Video retrieval: Build a searchable video library by indexing labels. For example, retrieve all videos that contain outdoor scenes or specific objects.
Personalized recommendation: Match content labels extracted from videos with user preference labels to deliver targeted video recommendations.
How it works
Upload a video to an OSS bucket.
Call CreateVideoLabelClassificationTask to create an asynchronous label detection task.
After the task completes, call GetVideoLabelClassificationResult to retrieve the detected labels.
Task information is retained for only seven days after the task starts. After this period, the results are no longer available through the API.
Prerequisites
Before you begin, make sure that you have:
An AccessKey pair. For more information, see Create an AccessKey pair
An OSS bucket with the video uploaded. For more information, see Upload objects
IMM activated. For more information, see Activate IMM
An IMM project created in the target region. For more information, see Create a project
You can also create and manage projects programmatically. Call CreateProject to create a project, or ListProjects to query existing projects in a region.
Track task status
In addition to calling GetVideoLabelClassificationResult, you can use the following methods to track task progress:
Method | Description |
API polling | |
Simple Message Queue (SMQ) | Subscribe to task notifications in the same region as your IMM project. For more information, see Asynchronous message examples and Receive and delete the message. |
ApsaraMQ for RocketMQ 4.0 | Create a RocketMQ instance, topic, and group in the same region to receive task notifications. For more information, see Asynchronous message examples and Send and subscribe to normal messages. |
EventBridge | Receive task completion events through EventBridge. For more information, see IMM events. |
Response structure
A successful task returns a Labels array containing hierarchical labels organized in up to three levels. Each label includes a confidence score and a centricity score.
Label fields
Field | Type | Description |
| String | The name of the detected label, such as "Natural landscape" or "Car". |
| Float | The probability that the label is correct. Range: 0 to 1. Higher values indicate greater confidence. |
| Float | How central or prominent the labeled content is in the video. Range: 0 to 1. Higher values mean the content is more prominent. |
| Integer | The position in the label hierarchy. |
| String | The name of the parent label. Empty for top-level labels (level 1). |
| String | The language of the label name, such as |
Label hierarchy
Labels are organized in a three-level hierarchy. Each child label references its parent through ParentLabelName:
Level 1 (category) Level 2 (subcategory) Level 3 (detail)

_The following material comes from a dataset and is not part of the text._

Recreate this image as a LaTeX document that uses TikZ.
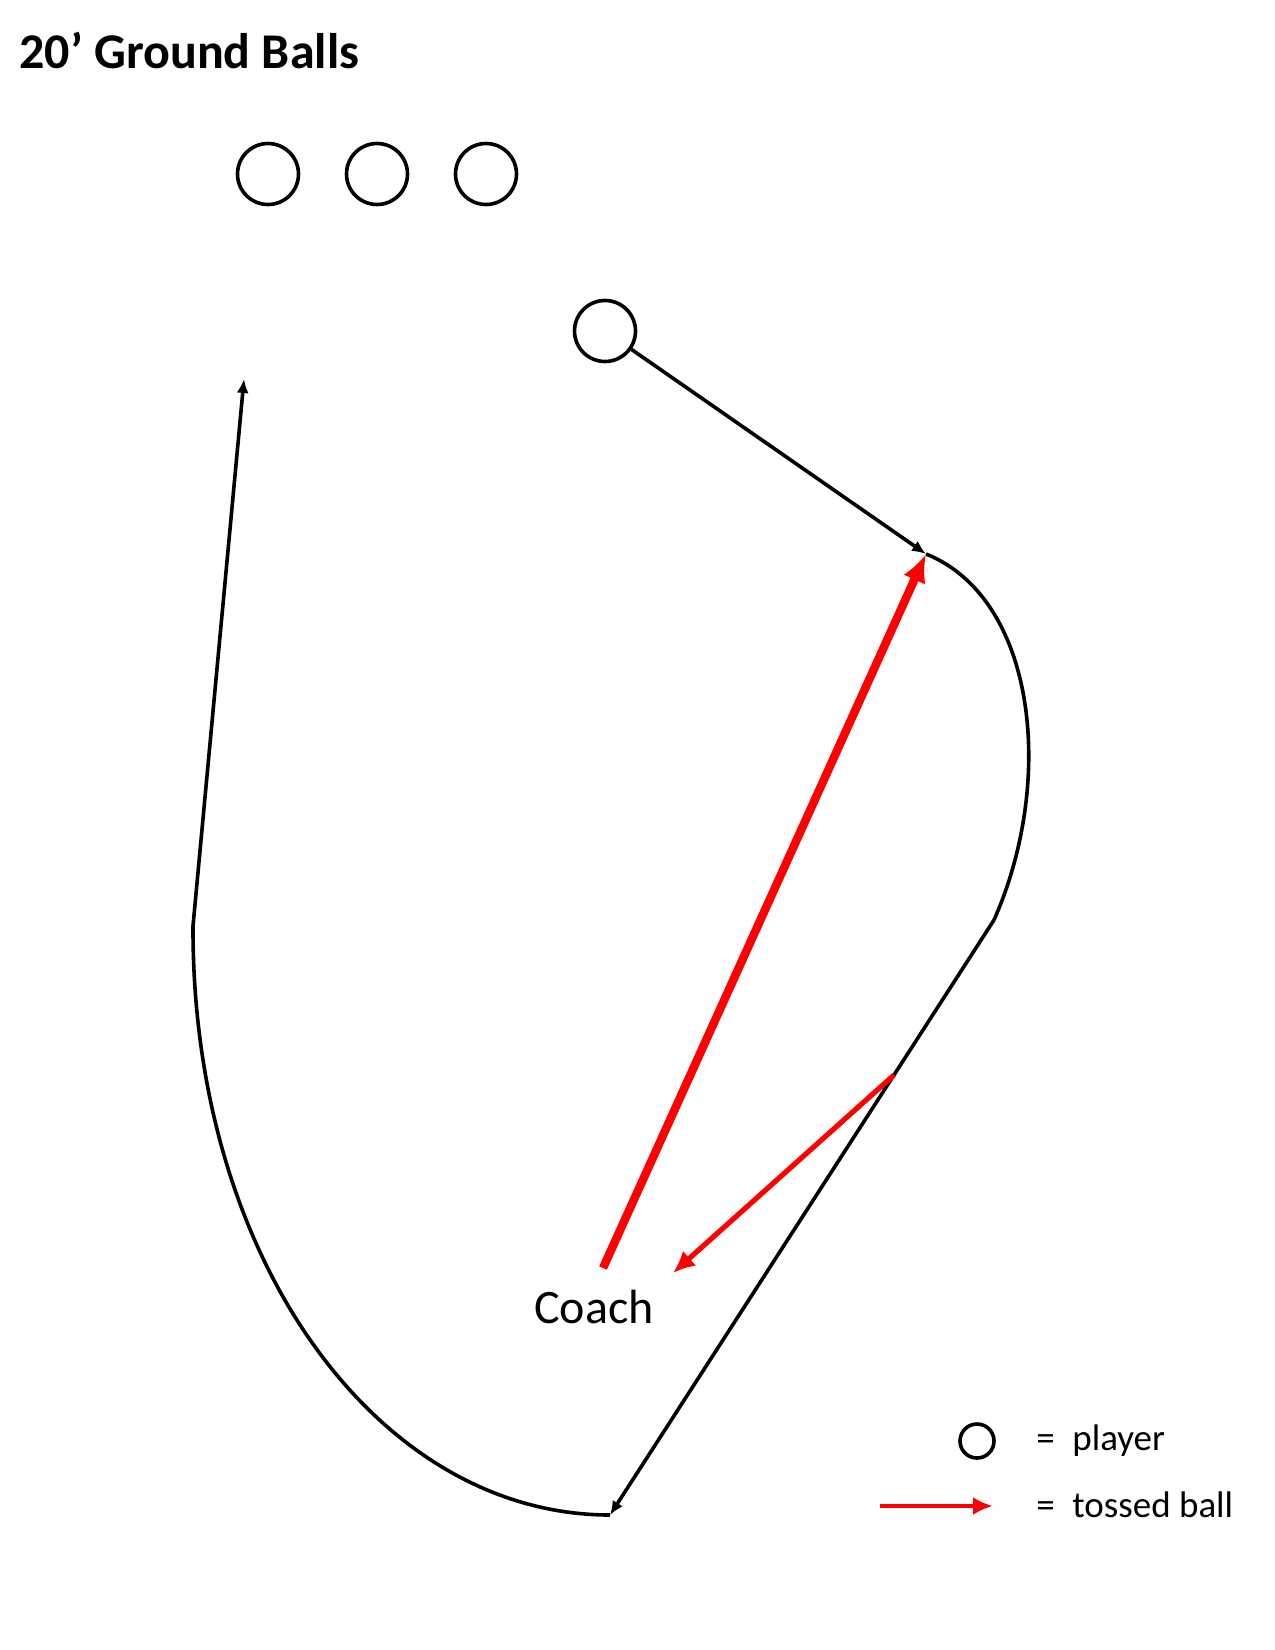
\documentclass[tikz,border=0pt]{standalone}
\usepackage{fontspec}
\setmainfont{Carlito}
\usetikzlibrary{arrows.meta}
\begin{document}
\begin{tikzpicture}[x=0.5pt,y=-0.5pt,
  player/.style={circle,draw,line width=1.8pt,minimum size=30.5pt,inner sep=0pt},
  path/.style={line width=1.8pt},
  run/.style={line width=1.8pt,-{Latex[length=7pt,width=6pt]}},
  toss/.style={red,line width=4.2pt,-{Latex[length=14pt,width=12pt]}},
  tossthin/.style={red,line width=2.6pt,-{Latex[length=11pt,width=10pt]}},
  lbl/.style={inner sep=0pt,anchor=base west,font=\fontsize{18.5}{22}\selectfont}]
\useasboundingbox (0,0) rectangle (1275,1650);
\node[anchor=base west,inner sep=0pt,font=\fontsize{25}{30}\selectfont\bfseries] (title) at (19,68) {20’ Ground Balls};
\node[player] (p1) at (268,174) {};
\node[player] (p2) at (377,174) {};
\node[player] (p3) at (486,174) {};
\node[player] (p4) at (605,331) {};
\coordinate (catch) at (926,554);
\coordinate (bend) at (994,920);
\coordinate (bottom) at (610,1515);
\coordinate (kink) at (193,926);
\coordinate (top) at (244,379);
\coordinate (tossA) at (603,1268);
\coordinate (tossB) at (894,1075);
\coordinate (tossC) at (673,1273);
\draw[run] (p4) -- (catch);
\draw[path] (catch) .. controls (1036,598) and (1056,780) .. (bend);
\draw[run] (bend) -- (bottom);
\draw[path] (kink) .. controls (192,1261) and (379,1515) .. (bottom);
\draw[run] (kink) -- (top);
\draw[toss] (tossA) -- (catch);
\draw[tossthin] (tossB) -- (tossC);
\node[anchor=base,inner sep=0pt,font=\fontsize{24}{28}\selectfont] (coach) at (594,1323) {Coach};
% legend
\node[player,minimum size=17pt] (lp) at (977,1441) {};
\node[lbl] (eq1) at (1036,1450) {=};
\node[lbl] (lplayer) at (1072,1450) {player};
\coordinate (la) at (880,1506);
\coordinate (lb) at (993,1506);
\draw[red,line width=2.2pt,-{Latex[length=10pt,width=9pt]}] (la) -- (lb);
\node[lbl] (eq2) at (1036,1517) {=};
\node[lbl] (lball) at (1072,1517) {tossed ball};
\end{tikzpicture}
\end{document}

--------------------- ---------------------- -----------------
Tourism & geography -> Natural landscape -> Moon, Sky
Others -> Color -> Blue, Green, Black, White
-> Astronomical object
Daily necessities -> Text
-> Letter
Virtual scene -> Web page
-> Website
Artwork -> Illustration
Other scenes -> Mobile phone screenshotSample response
{
"ProjectName": "test-project",
"RequestId": "D65E8038-C584-0809-9BF0-****",
"StartTime": "2022-08-22T05:01:17.572Z",
"EndTime": "2022-08-22T05:01:20.49Z",
"TaskType": "VideoLabelClassification",
"TaskId": "VideoLabelClassification-1b77de73-ff9f-4c39-b254-****",
"Status": "Succeeded",
"Labels": [
{
"Language": "zh-Hans",
"LabelName": "Color",
"LabelConfidence": 0.999,
"CentricScore": 0.77,
"LabelLevel": 2,
"ParentLabelName": "Others"
},
{
"Language": "zh-Hans",
"LabelName": "Others",
"LabelConfidence": 0.999,
"CentricScore": 0.77,
"LabelLevel": 1,
"ParentLabelName": ""
},
{
"Language": "zh-Hans",
"LabelName": "Blue",
"LabelConfidence": 1,
"CentricScore": 0.716,
"LabelLevel": 3,
"ParentLabelName": "Color"
},
{
"Language": "zh-Hans",
"LabelName": "Natural landscape",
"LabelConfidence": 0.897,
"CentricScore": 0.801,
"LabelLevel": 2,
"ParentLabelName": "Tourism & geography"
},
{
"Language": "zh-Hans",
"LabelName": "Moon",
"LabelConfidence": 0.859,
"CentricScore": 0.756,
"LabelLevel": 3,
"ParentLabelName": "Natural landscape"
}
]
}This sample is abbreviated. A full response typically contains more labels. The response may also include UserData if set in the request, and Code and Message fields in case of errors.
Supported video formats
Video label detection supports the following 22 formats: AVI, MPEG, MPG, DAT, DIVX, XVID, RM, RMVB, MOV, QT, ASF, WMV, VOB, 3GP, MP4, FLV, AVS, MKV, TS, OGM, NSV, and SWF.
FAQ
Can I specify which labels to detect?
No. Video label detection uses a predefined label taxonomy. You cannot specify, include, or exclude individual labels.
What categories do labels fall into?
Labels are grouped into three broad categories:
Scenes: Natural landscapes such as forests, beaches, and snow-capped mountains. Living spaces such as homes and restaurants. Disaster scenes.
Events: Talent shows, office activities, performances, and production processes.
Objects: Tableware, electronic products such as mobile phones and computers, furniture, and vehicles.